For about six weeks I cycled to work. Then the bike went to Tredz for a fortnight, and I went back underground.
My commute is the District line from Upney to Mile End, then the Central to Bethnal Green, with some walking stitched on at each end. In good conditions it takes about as long as the bike does. I had it down to a craft. I knew which door to stand at so I would come up the station stairs ahead of the crowd. I still get the markers wrong sometimes, but mostly I had memorised where the doors open and where to stand. Even the commute I did not want, I had quietly got good at.
Two of those days, the Tuesday and the Thursday, TfL was on strike. Going in was fine, a little emptier than usual, more people working from home. Coming back was something else. The trains ran late and rare, the platform filled and kept filling, and when one finally came nobody on it wanted to get off and everybody on the platform wanted on. I was one of them, pushing, not giving way. At one point a stranger started shoving people bodily into the carriage to get the doors to shut, the thing you see in the videos from Tokyo. It worked. There was not really another option. The next train was an hour off and the station was only getting busier.

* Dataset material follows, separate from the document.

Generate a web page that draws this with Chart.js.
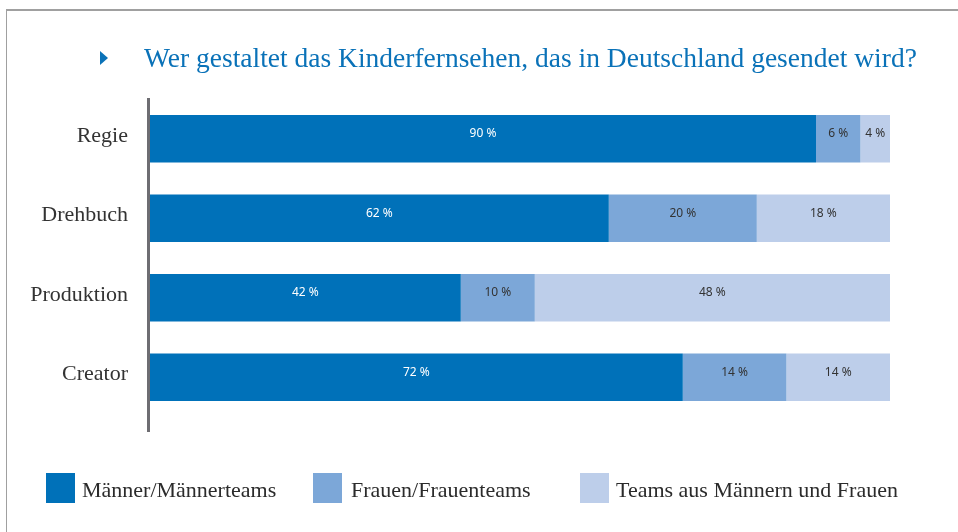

The rest of the time it was just the Tube. I would put a book on and within a few stops find my thumb moving on the phone instead. I do not like to stand, so I sat whenever I could, carried along, doing nothing with my hands or my legs.
It costs six to eight pounds a day, which does not sound like much until you lay a fortnight of it end to end. And I have not been to the gym in a while. The cycling was the gym. It was the thing keeping me in some kind of shape, and standing in a carriage is not.
At least it rained nearly the whole two weeks, so the bike picked a good time to be away. If I had been riding I would have had to buy the waterproofs sooner. And the Underground has one thing on the bike: I sweat easily, even just walking, but a day down there only left me a little damp, never the kind that needs a change of clothes.
I missed it anyway. All of it. The bike goes almost anywhere, and fast: walking the same small errand near home takes me three times as long. The Tube was alright, honestly. I just wanted the bike back. It is back now, and the winter is the part I am not sure about yet.